Good morning. Up early, feeling SOOOO much better. Almost back to "normal" ... just a couple more days and a few eating tweaks and I should be there.
All this said, I'm concerned I could be making a small adjustment in the wrong direction.
Let me explain.
I had a big goal to get through all these events (over the 4 months) feeling good, fitting into my clothes, being stronger, being healthy, etc. Good news - I achieved my goal. Bad news - goal is over. I'm down to the final 2 weeks of this crazy, fun stretch and I feel my focus changing.
Also, I wanted to see what 4 months of doing all my new habits got me. Now I know. The consistent discipline is not as urgent anymore.
I'm not focusing on the "being" goals (healthy, strong, fit) ... I'm focusing on the "not being" goals (don't overeat, don't be unhealthy).
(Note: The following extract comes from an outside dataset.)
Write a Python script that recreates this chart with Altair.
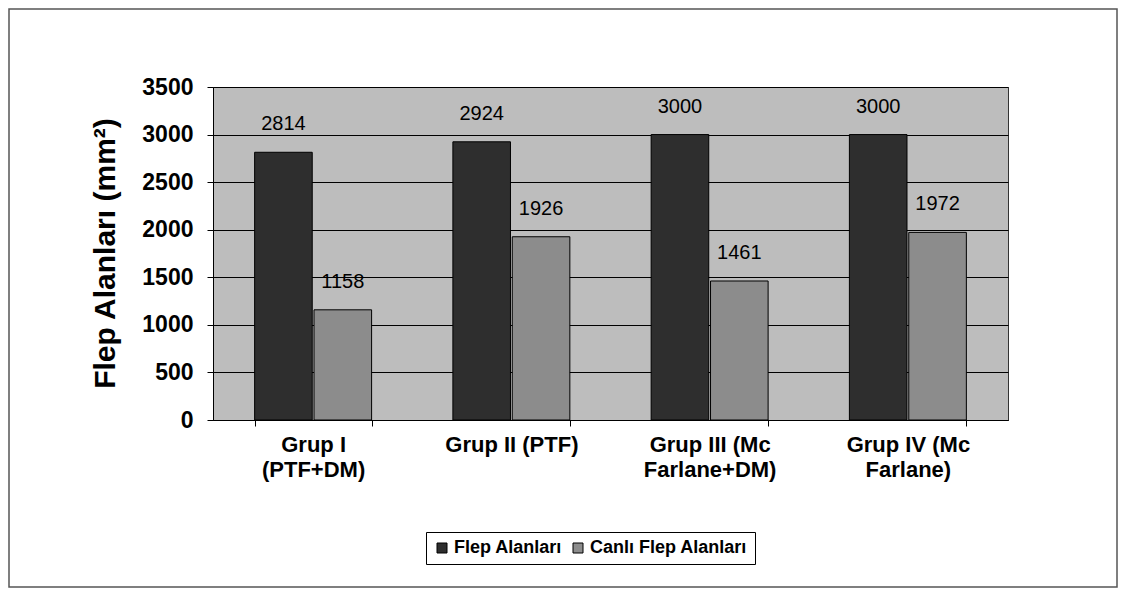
import altair as alt
import pandas as pd

groups = ["Grup I|(PTF+DM)", "Grup II (PTF)", "Grup III (Mc|Farlane+DM)", "Grup IV (Mc|Farlane)"]
series = ["Flep Alanları", "Canlı Flep Alanları"]
flep = [2814, 2924, 3000, 3000]
canli = [1158, 1926, 1461, 1972]
y_ticks = [0, 500, 1000, 1500, 2000, 2500, 3000, 3500]
colors = ["#2e2e2e", "#8c8c8c"]

rows = []
for g, a, b in zip(groups, flep, canli):
    rows.append({"grup": g, "seri": series[0], "deger": a})
    rows.append({"grup": g, "seri": series[1], "deger": b})
df = pd.DataFrame(rows)

FONT = "Liberation Sans"

x_enc = alt.X("grup:N", sort=groups,
              scale=alt.Scale(paddingInner=0.41, paddingOuter=0.21),
              axis=alt.Axis(title=None, labelAngle=0, labelExpr="split(datum.label, '|')",
                            labelFont=FONT, labelFontSize=22, labelFontWeight="bold",
                            labelColor="black", labelLineHeight=25, labelPadding=8,
                            tickBand="extent", tickSize=6, tickColor="black",
                            domainColor="black", grid=False, labelBaseline="top"))
xo_enc = alt.XOffset("seri:N", sort=series, scale=alt.Scale(paddingInner=0.03))
y_enc = alt.Y("deger:Q",
              scale=alt.Scale(domain=[0, 3500], nice=False),
              axis=alt.Axis(values=y_ticks, format="d", title="Flep Alanları (mm²)",
                            titleFont=FONT, titleFontSize=30, titleFontWeight="bold",
                            titleColor="black", titleX=-108, titleY=166, titleAngle=270,
                            titleAlign="center", titleBaseline="middle",
                            labelFont=FONT, labelFontSize=23, labelFontWeight="bold",
                            labelColor="black", labelPadding=14, tickSize=6,
                            tickColor="black", domainColor="black",
                            grid=True, gridColor="black", gridWidth=1, gridOpacity=1))

bars = alt.Chart(df).mark_bar(stroke="black", strokeWidth=1).encode(
    x=x_enc, xOffset=xo_enc, y=y_enc,
    color=alt.Color("seri:N", sort=series,
                    scale=alt.Scale(domain=series, range=colors),
                    legend=alt.Legend(title=None, orient="none", legendX=213, legendY=445,
                                      direction="horizontal", symbolType="square",
                                      symbolSize=100, symbolStrokeColor="black",
                                      symbolStrokeWidth=1, labelFont=FONT, labelFontSize=18,
                                      labelFontWeight="bold", labelColor="black",
                                      labelLimit=0, strokeColor="black", fillColor="white",
                                      padding=7, columnPadding=6, labelOffset=3,
                                      symbolOpacity=1))
)

labels = alt.Chart(df).mark_text(dy=-28, font=FONT, fontSize=20, color="black",
                                 baseline="middle").encode(
    x=alt.X("grup:N", sort=groups), xOffset=alt.XOffset("seri:N", sort=series),
    y="deger:Q", text="deger:Q"
)

frame = alt.Chart(alt.Data(values=[{"f": 1}])).mark_rect(
    fill=None, stroke="#555555", strokeWidth=1.5
).encode(x=alt.value(-204), x2=alt.value(904), y=alt.value(-78), y2=alt.value(500))

chart = alt.layer(bars, labels, frame).properties(
    width=795, height=333,
    autosize=alt.AutoSizeParams(type="none"),
    padding={"left": 205, "top": 79, "right": 110, "bottom": 170},
    background="white",
).configure_view(fill="#bdbdbd", stroke="#333333")

chart.save("out.html", embed_options={"renderer": "svg", "actions": False})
It's a small shift, but it's making a difference. I need to get the other focus back. Changing focus leads to small thoughts of .... "I can get away with this" ... "I deserve this" ... "I have lots of time" ... "Tomorrow I can get back to it." DANGEROUS.
This should be easy to fix (whew). I need to focus on some new fitness goals and a new time-marker. It will actually be fun to redesign and realign my goals ... aka VARIETY!! I'm going to give it some thought. Stay tuned ...
I noticed all this because NYE is fast approaching and even though I decided I'd had enough gluttony to last me awhile, I find myself thinking ... maybe just a little bubbly. Not good. I need some "on" days to counter my "off" days. Not worth-it. Another circumstance, a couple of drinks - no big deal. But now, in this moment ... a big deal.
I wondered why I changed to feeling it could be worth-it. Because I had no reason to counter it. Bam. That's the problem.
I know I've rambled a bit and it might not make sense as written, but I get it. And since I'm both writer and reader ... no need to worry. Lol.
This post has gone LONG. Time to sign off. Later gators.